▶ Data provided
—————

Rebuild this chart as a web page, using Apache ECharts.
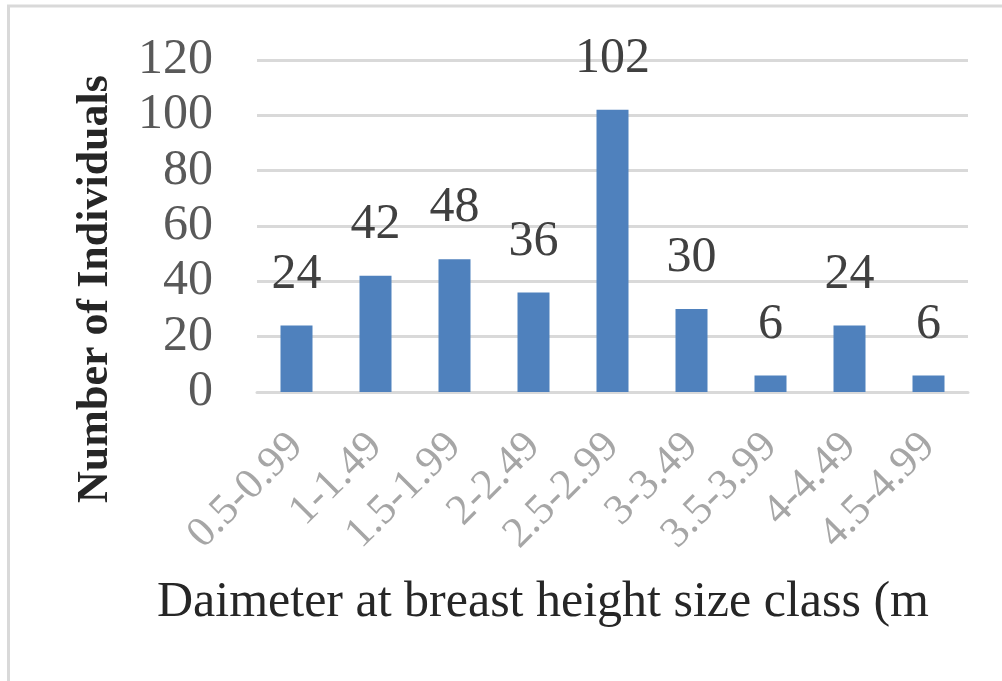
<!DOCTYPE html>
<html>
<head>
<meta charset="utf-8">
<script src="https://cdn.jsdelivr.net/npm/echarts@6/dist/echarts.min.js"></script>
<style>
html, body { margin: 0; padding: 0; background: #fff; }
#dbhChart { width: 1002px; height: 681px; }
</style>
</head>
<body>
<div id="dbhChart"></div>
<script>
var sizeClasses = ['0.5-0.99', '1-1.49', '1.5-1.99', '2-2.49', '2.5-2.99', '3-3.49', '3.5-3.99', '4-4.49', '4.5-4.99'];
var individuals = [24, 42, 48, 36, 102, 30, 6, 24, 6];
var yTicks = { min: 0, max: 120, interval: 20 };

var serif = '"Liberation Serif", "Times New Roman", serif';
var dbhChart;

//柱状图 option
function dbhOption(xAxisData, seriesData) {
    return {
        animation: false,
        grid: {
            left: 257,
            right: 34,
            top: 60,
            bottom: 289
        },
        xAxis: {
            type: 'category',
            data: xAxisData,
            axisTick: { show: false },
            axisLine: { lineStyle: { color: '#d9d9d9', width: 3 } },
            axisLabel: {
                interval: 0,
                rotate: 45,
                margin: 48,
                color: '#a6a6a6',
                fontFamily: serif,
                fontSize: 43
            }
        },
        yAxis: {
            type: 'value',
            min: yTicks.min,
            max: yTicks.max,
            interval: yTicks.interval,
            axisLine: { show: false },
            axisTick: { show: false },
            axisLabel: {
                margin: 44,
                color: '#595959',
                fontFamily: serif,
                fontSize: 50
            },
            splitLine: { lineStyle: { color: '#d9d9d9', width: 3 } }
        },
        series: [{
            type: 'bar',
            barWidth: 32,
            itemStyle: { color: '#4f81bd' },
            label: {
                show: true,
                position: 'top',
                distance: 26,
                color: '#404040',
                fontFamily: serif,
                fontSize: 50
            },
            data: seriesData
        }],
        graphic: [
            {
                type: 'polyline',
                shape: { points: [[8.5, 681], [8.5, 6], [1002, 6]] },
                style: { stroke: '#d9d9d9', lineWidth: 3, fill: null }
            },
            {
                type: 'text',
                x: 96,
                y: 289,
                rotation: Math.PI / 2,
                style: {
                    text: 'Number of Individuals',
                    fontFamily: serif,
                    fontSize: 44,
                    fontWeight: 'bold',
                    fill: '#262626',
                    textAlign: 'center',
                    textVerticalAlign: 'middle'
                }
            },
            {
                type: 'text',
                x: 157,
                y: 603,
                style: {
                    text: 'Daimeter at breast height size class (m',
                    fontFamily: serif,
                    fontSize: 50,
                    fill: '#262626',
                    textAlign: 'left',
                    textVerticalAlign: 'middle'
                }
            }
        ]
    };
}

dbhChart = echarts.init(document.getElementById('dbhChart'));
dbhChart.setOption(dbhOption(sizeClasses, individuals));
</script>
</body>
</html>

—————

▶ Given request
The pictures should not be reproduced; quote all of the other material exactly.

▶ Complete response
Rebuild this chart as a web page, using Apache ECharts.
<!DOCTYPE html>
<html>
<head>
<meta charset="utf-8">
<script src="https://cdn.jsdelivr.net/npm/echarts@6/dist/echarts.min.js"></script>
<style>
html, body { margin: 0; padding: 0; background: #fff; }
#dbhChart { width: 1002px; height: 681px; }
</style>
</head>
<body>
<div id="dbhChart"></div>
<script>
var sizeClasses = ['0.5-0.99', '1-1.49', '1.5-1.99', '2-2.49', '2.5-2.99', '3-3.49', '3.5-3.99', '4-4.49', '4.5-4.99'];
var individuals = [24, 42, 48, 36, 102, 30, 6, 24, 6];
var yTicks = { min: 0, max: 120, interval: 20 };

var serif = '"Liberation Serif", "Times New Roman", serif';
var dbhChart;

//柱状图 option
function dbhOption(xAxisData, seriesData) {
    return {
        animation: false,
        grid: {
            left: 257,
            right: 34,
            top: 60,
            bottom: 289
        },
        xAxis: {
            type: 'category',
            data: xAxisData,
            axisTick: { show: false },
            axisLine: { lineStyle: { color: '#d9d9d9', width: 3 } },
            axisLabel: {
                interval: 0,
                rotate: 45,
                margin: 48,
                color: '#a6a6a6',
                fontFamily: serif,
                fontSize: 43
            }
        },
        yAxis: {
            type: 'value',
            min: yTicks.min,
            max: yTicks.max,
            interval: yTicks.interval,
            axisLine: { show: false },
            axisTick: { show: false },
            axisLabel: {
                margin: 44,
                color: '#595959',
                fontFamily: serif,
                fontSize: 50
            },
            splitLine: { lineStyle: { color: '#d9d9d9', width: 3 } }
        },
        series: [{
            type: 'bar',
            barWidth: 32,
            itemStyle: { color: '#4f81bd' },
            label: {
                show: true,
                position: 'top',
                distance: 26,
                color: '#404040',
                fontFamily: serif,
                fontSize: 50
            },
            data: seriesData
        }],
        graphic: [
            {
                type: 'polyline',
                shape: { points: [[8.5, 681], [8.5, 6], [1002, 6]] },
                style: { stroke: '#d9d9d9', lineWidth: 3, fill: null }
            },
            {
                type: 'text',
                x: 96,
                y: 289,
                rotation: Math.PI / 2,
                style: {
                    text: 'Number of Individuals',
                    fontFamily: serif,
                    fontSize: 44,
                    fontWeight: 'bold',
                    fill: '#262626',
                    textAlign: 'center',
                    textVerticalAlign: 'middle'
                }
            },
            {
                type: 'text',
                x: 157,
                y: 603,
                style: {
                    text: 'Daimeter at breast height size class (m',
                    fontFamily: serif,
                    fontSize: 50,
                    fill: '#262626',
                    textAlign: 'left',
                    textVerticalAlign: 'middle'
                }
            }
        ]
    };
}

dbhChart = echarts.init(document.getElementById('dbhChart'));
dbhChart.setOption(dbhOption(sizeClasses, individuals));
</script>
</body>
</html>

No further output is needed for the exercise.